October 8th, 2013 by Barbara Stagno
The U.S. Department of Defense (DOD) awarded $24 million in September for the development of simulated miniature human organs that would be used to develop countermeasure against bio-threats, such as chemical weapons or infectious disease outbreaks.
The funding, awarded to five U.S. institutions, on behalf of the Defense Threat Reduction Agency is part of an effort to develop non-animal methods, including vaccines, drugs and other therapeutics that would counter bioterrorism.
In December 2011, the DOD sponsored the report Animal Models for Assessing Countermeasures to Bioterrorism Agents, which acknowledged that no animal models were currently available for this purpose. But the report did not call for the development of more animal models, but rather recommended that “Changing the standard practice of animal experimentation where feasible to approximate the clinical course of treatment for humans could provide a more reasonable prediction of the usefulness of countermeasures during the development process.”
In a feat of modern bio-engineering, a 3D printer uses “ink” comprised of living human cells multi-layered on a gel surface to print out miniature organs. These “organs,” are connected by a blood simulating fluid, enabling transport between the cells and organs, mimicking the functions of the heart, liver, lung and blood vessels. The resulting “body-on-a-chip” will act as a testing platform for evaluating how the human body might respond to chemical agents, like ricin and sarin, or diseases like Ebola virus, and also develop vaccines and therapeutics to counteract them.

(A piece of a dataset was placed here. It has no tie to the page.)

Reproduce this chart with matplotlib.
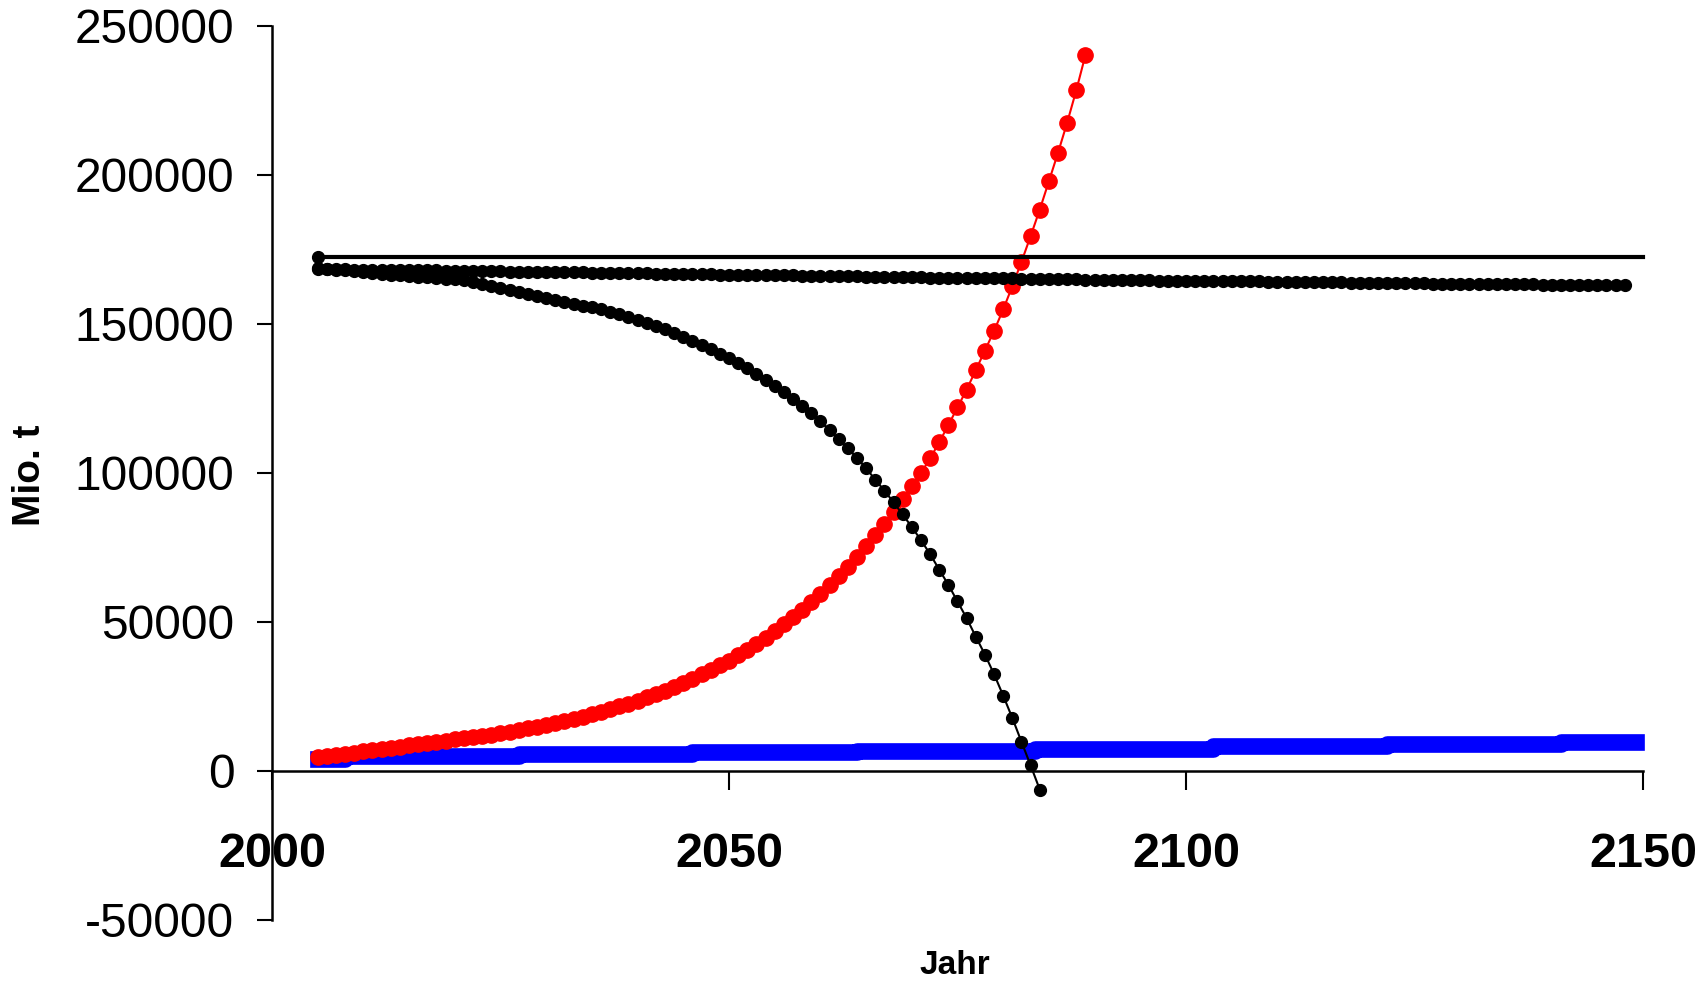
import matplotlib.pyplot as plt
import numpy as np

plt.rcParams['font.family'] = ['Liberation Sans', 'DejaVu Sans']

# reference level (flat line)
ref_years = [2005, 2150]
ref_vals = [172500, 172500]

# slowly declining series, one value per year 2005..2148
slow_vals = [
    168400, 168400, 168300, 168300, 168200, 168200, 168200, 168100, 168100, 168000,
    168000, 167900, 167900, 167900, 167800, 167800, 167700, 167700, 167600, 167600,
    167600, 167500, 167500, 167400, 167400, 167300, 167300, 167300, 167200, 167200,
    167100, 167100, 167000, 167000, 167000, 166900, 166900, 166800, 166800, 166700,
    166700, 166700, 166600, 166600, 166500, 166500, 166400, 166400, 166400, 166300,
    166300, 166200, 166200, 166100, 166100, 166100, 166000, 166000, 165900, 165900,
    165800, 165800, 165800, 165700, 165700, 165600, 165600, 165500, 165500, 165500,
    165400, 165400, 165300, 165300, 165200, 165200, 165200, 165100, 165100, 165000,
    165000, 164900, 164900, 164900, 164800, 164800, 164700, 164700, 164700, 164600,
    164600, 164600, 164500, 164500, 164500, 164400, 164400, 164400, 164300, 164300,
    164300, 164200, 164200, 164200, 164100, 164100, 164100, 164000, 164000, 164000,
    163900, 163900, 163900, 163800, 163800, 163800, 163700, 163700, 163700, 163600,
    163600, 163600, 163500, 163500, 163500, 163400, 163400, 163400, 163300, 163300,
    163300, 163200, 163200, 163200, 163100, 163100, 163100, 163100, 163000, 163000,
    163000, 163000, 162900, 162900,
]

# depleting series, 2005..2084
depl_vals = [
    168800, 168500, 168200, 167900, 167600, 167300, 167000, 166800, 166500, 166300,
    166000, 165800, 165600, 165300, 165100, 164900, 164600, 164000, 163500, 162700,
    161900, 161300, 160700, 160000, 159300, 158600, 157900, 157300, 156600, 156100,
    155500, 154800, 154000, 153200, 152300, 151300, 150300, 149200, 148100, 146900,
    145600, 144300, 142900, 141500, 140000, 138400, 136700, 135000, 133100, 131200,
    129200, 127100, 124800, 122400, 119900, 117200, 114300, 111200, 108200, 105000,
    101500, 97700, 94000, 90100, 86000, 81800, 77400, 72700, 67500, 62400,
    56800, 51200, 45000, 39000, 32400, 25200, 17700, 9700, 1800, -6300,
]

# growing series, 2005..2089
grow_vals = [
    4700, 5000, 5300, 5700, 6100, 6500, 6900, 7300, 7700, 8100,
    8500, 8900, 9300, 9700, 10100, 10500, 10900, 11300, 11700, 12100,
    12600, 13100, 13600, 14200, 14800, 15400, 16100, 16800, 17500, 18200,
    19000, 19800, 20700, 21600, 22500, 23500, 24600, 25700, 26900, 28200,
    29500, 30900, 32400, 33900, 35400, 36900, 38700, 40600, 42600, 44700,
    46900, 49200, 51600, 54100, 56700, 59400, 62300, 65300, 68400, 71800,
    75300, 79000, 82800, 86900, 91100, 95400, 99900, 104800, 110200, 116000,
    121900, 127900, 134400, 141000, 147600, 154800, 162600, 170800, 179400, 188300,
    197800, 207400, 217500, 228400, 240200,
]

# blue step series
step_years = [2005, 2008, 2027, 2046, 2064, 2083.5, 2103, 2122, 2141, 2149.2]
step_vals = [4100, 5000, 5600, 6200, 6700, 7400, 8300, 9000, 9700, 9700]

x_ticks = [2000, 2050, 2100, 2150]
y_ticks = [-50000, 0, 50000, 100000, 150000, 200000, 250000]

slow_years = np.arange(2005, 2005 + len(slow_vals))
depl_years = np.arange(2005, 2005 + len(depl_vals))
grow_years = np.arange(2005, 2005 + len(grow_vals))

fig = plt.figure(figsize=(17.06, 9.86), dpi=100)
ax = fig.add_axes([0.1594, 0.0672, 0.8037, 0.9067])

ax.plot(step_years, step_vals, drawstyle='steps-post', color='#0000ff', lw=12,
        solid_capstyle='projecting', clip_on=False, zorder=2)
ax.plot(grow_years, grow_vals, color='#ff0000', lw=1.5, marker='o', ms=11,
        clip_on=False, zorder=3)
ax.plot(depl_years, depl_vals, color='black', lw=1.5, marker='o', ms=8.5,
        clip_on=False, zorder=4)
ax.plot(slow_years, slow_vals, ls='none', color='black', marker='o', ms=8.5, zorder=4)
ax.plot(ref_years, ref_vals, color='black', lw=3, marker='o', ms=8.5, markevery=[0],
        clip_on=False, zorder=5)

ax.set_xlim(2000, 2150)
ax.set_ylim(-50000, 250000)

for s in ['top', 'right']:
    ax.spines[s].set_visible(False)
ax.spines['bottom'].set_position(('data', 0))
ax.spines['bottom'].set_linewidth(1.8)
ax.spines['left'].set_linewidth(1.8)

ax.set_xticks(x_ticks)
ax.set_xticklabels([str(t) for t in x_ticks], fontsize=35, fontweight='bold')
ax.tick_params(axis='x', direction='out', length=14, width=1.5, pad=30)
ax.set_yticks(y_ticks)
ax.set_yticklabels([str(t) for t in y_ticks], fontsize=34.5)
ax.tick_params(axis='y', direction='out', length=11, width=1.5, pad=16)

fig.text(0.5598, 0.0203, 'Jahr', fontsize=24, fontweight='bold',
         ha='center', va='center')
fig.text(0.0176, 0.518, 'Mio. t', fontsize=28, fontweight='bold', rotation=90,
         ha='center', va='center')

fig.savefig('out.png', dpi=100)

The Wake Forest Institute for Regenerative Medicine, which is leading the effort in combination with four other institutions, believes this novel approach could reduce animal tests which are inefficient, expensive, and most important, not always applicable to humans. Dr. Anthony Atala, Director of the Institute explained how it’s better than testing on animals because scientists are actually testing human tissue.
While bioprinting technology and the “organ-on-a-chip” are not new, the pulling together of these technologies specifically to develop a testing ground for bio-threats is innovative.
This latest push by the DOD to reduce animal testing is an expansion of the 2007 landmark report issued by the National Research Council, Toxicity Testing for the 21st Century: A Vision and a Strategy. The report called for the development of modern methods to evaluate chemical toxicity that “dramatically reduce the need for animal testing because the new tests would be based on human cells and cell components.”
These innovations demonstrate how the decades-long failure of animal testing to yield applicable results for humans is increasingly being acknowledged by government, industry and scientists.